Nor is Egypt the only Arab state that is vulnerable.
”Ninety percent of the Arabic speaking people receive their water from non-Arabic regions,” notes Kamran Inan, Turkey`s water czar.
Turkey, one of the few Middle Eastern countries with an abundance of water, hopes to do with water what Saudi Arabia has done with oil and position itself as the region`s water superpower.
The centerpiece of Turkey`s strategy is the $22 billion Southeast Anatolia Project, which calls for the construction of 22 dams along the upper Euphrates and Tigris rivers.
The completed project is expected to generate 27 billion kilowatts of electricity annually, irrigate 42 million acres of farmland and provide more than 3 million jobs in what is now Turkey`s most impoverished and backward region.
But already the ambitious scheme has Turkey`s Arab neighbors in a state of high anxiety.
In early 1990, when the first phase of the massive Ataturk Dam was finished, Turkey shut off the Euphrates for a month to begin filling the reservoir.

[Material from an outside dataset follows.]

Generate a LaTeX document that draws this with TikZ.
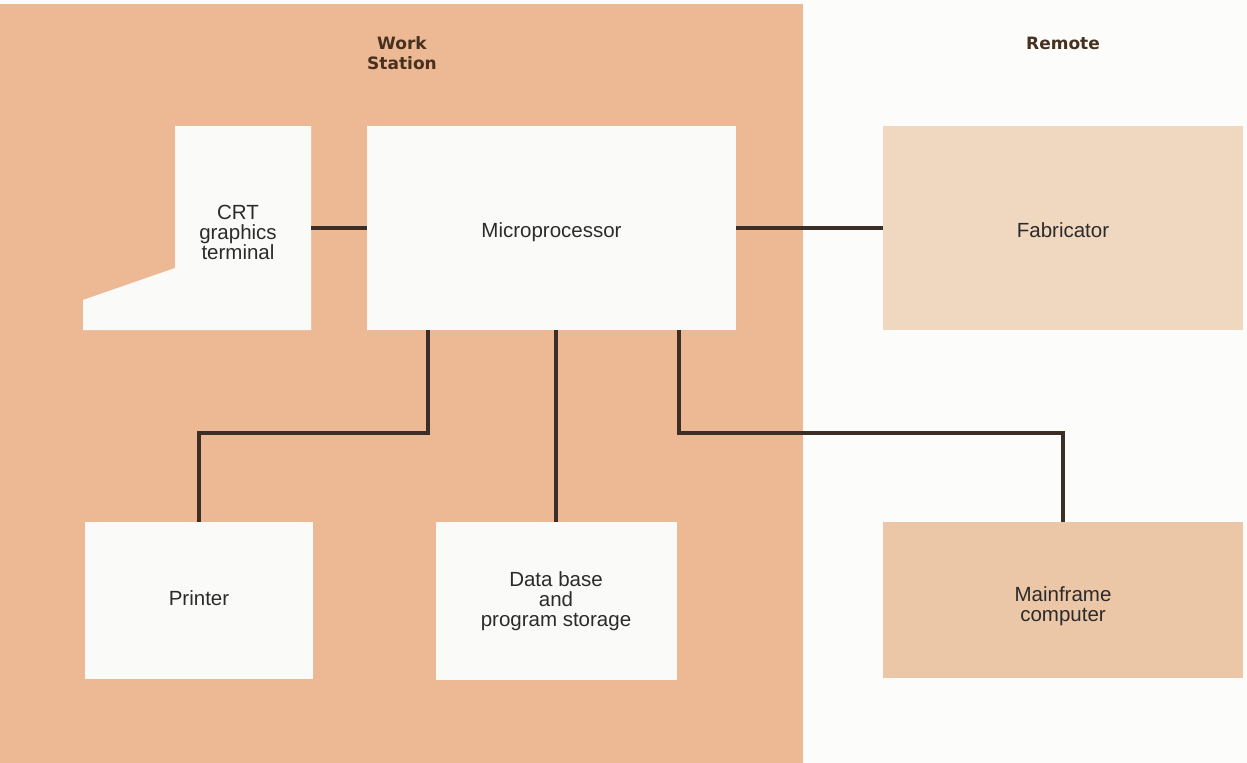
\documentclass[tikz,border=0pt]{standalone}
\usepackage{fontspec}
\setmainfont{Liberation Sans}
\newfontfamily\titlefont{DejaVu Sans}
\definecolor{panel}{HTML}{EDB994}
\definecolor{bgwhite}{HTML}{FCFDFA}
\definecolor{boxwhite}{HTML}{FAFBF8}
\definecolor{fabcol}{HTML}{F0D8C0}
\definecolor{mfcol}{HTML}{EBC7A8}
\definecolor{linecol}{HTML}{3B2E26}
\definecolor{txtcol}{HTML}{2B2B2B}
\definecolor{titlecol}{HTML}{47301F}
\tikzset{
  blk/.style={rectangle, draw=none, inner sep=0pt, align=center, text=txtcol,
    font=\fontsize{20.5bp}{20bp}\selectfont},
  wbox/.style={blk, fill=boxwhite},
  conn/.style={draw=linecol, line width=3.2bp, line join=miter},
  ttl/.style={align=center, text=titlecol, inner sep=0pt,
    font=\titlefont\bfseries\fontsize{17bp}{20bp}\selectfont}
}
\begin{document}
\begin{tikzpicture}[x=1bp,y=-1bp]
\useasboundingbox (0,0) rectangle (1247,763);
\fill[bgwhite] (0,0) rectangle (1247,763);
% work station panel
\fill[panel] (0,4) rectangle (803,763);
% titles
\node[ttl] (ws) at (402,53) {Work\\Station};
\node[ttl] (rem) at (1063,43) {Remote};
% CRT terminal shape
\fill[boxwhite] (175,126) -- (311,126) -- (311,330) -- (83,330) -- (83,300) -- (175,268) -- cycle;
\node[blk, minimum width=136bp, minimum height=204bp] (crt) at (243,228) {};
\node[blk] (crttxt) at (238,232) {CRT\\graphics\\terminal};
% boxes
\node[wbox, minimum width=369bp, minimum height=204bp] (mp) at (551.5,228) {};
\node[blk] (mptxt) at (551.5,232) {Microprocessor};
\node[blk, fill=fabcol, minimum width=360bp, minimum height=204bp] (fab) at (1063,228) {};
\node[blk] (fabtxt) at (1063,230.5) {Fabricator};
\node[wbox, minimum width=228bp, minimum height=157bp] (pr) at (199,600.5) {};
\node[blk] (prtxt) at (199,598) {Printer};
\node[wbox, minimum width=241bp, minimum height=158bp] (db) at (556,601) {Data base\\and\\program storage};
\node[blk, fill=mfcol, minimum width=360bp, minimum height=156bp] (mf) at (1063,600) {};
\node[blk] (mftxt) at (1063,606) {Mainframe\\computer};
% junctions
\coordinate (j1) at (428,433);
\coordinate (j2) at (679,433);
% connectors
\draw[conn] (crt.east) -- (mp.west);
\draw[conn] (mp.east) -- (fab.west);
\draw[conn] (mp.south -| j1) -- (j1) -| (pr.north);
\draw[conn] (db.north) -- (db.north |- mp.south);
\draw[conn] (mp.south -| j2) -- (j2) -| (mf.north);
\end{tikzpicture}
\end{document}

Downstream, Syria and Iraq protested vehemently.
At this point, the Ataturk Dam has cut the flow from the Euphrates by about a third, and neither Syria nor Iraq are soothed by Kamran Inan`s assurances that ”we never plan to use water as a weapon, as the Arabs have done with oil.”
Indeed, Turkey is aggressively promoting its idea for a ”peace pipeline”-another $20 billion scheme that would carry Turkey`s water surplus to parched customers in Saudi Arabia and Kuwait, and perhaps Syria, Jordan and Israel.
But already Syria has threatened to block the pipeline, denouncing it as a Turkish plot to ”steal” water from poor Arab countries-namely Syria-and sell to rich Arab countries.
More to the point are doubts about the economic feasibility of such a project.
Turkish officials claim that a pipeline could carry 6 million cubic meters a day at a cost of $.50 per meter compared to the $1.50 a meter it now costs countries like Saudi Arabia to desalinate seawater. But other experts say the costs would be about the same.
”Desalination is probably the best option politically, despite the cost, since third country cooperation would not be required,” said Hebrew University`s Shuval.
Either option is more feasible than some of the other far-out schemes that have been advanced-Saudi Arabia`s plan to tow icebergs from the Arctic;
Israel`s idea to float huge plastic waterbags across the Mediterranean.
But clearly, the key to resolving the Middle East`s chronic water problems lies in solid regional cooperation rather than the current political deadlock that Shuval accurately characterizes as ”a zero sum game in which nobody starts out with enough.”
At last week`s multilateral talks in Moscow, delegates representing nearly 40 nations agreed to form a permanent working committee of experts to take up the regional water crisis. Headed by the U.S., the committee voted to meet again in spring to set up a formal agenda.
But a few key players are not cooperating. Syria, which last autumn forced the cancellation of a major international water conference in Istanbul, boycotted Moscow. The Palestinians came to Moscow, but declined to take part in the talks after the conference co-sponsors refused to accredit some of the Palestinian delegates.
Still, Israel participated in the talks, as did Saudi Arabia, Jordan and a half-dozen other Arab states who previously had refused any nod to the existence of their Jewish neighbor.
The U.S. hopes the dialogue between the regional adversaries will be nudged along by the participation of Japanese and Western officials who can offer economic assistance for regional water projects.
Nobody expected immediate breakthroughs in Moscow-and none occurred. But the fact that longtime antagonists finally are sitting down to discuss regional issues is a significant achievement in itself.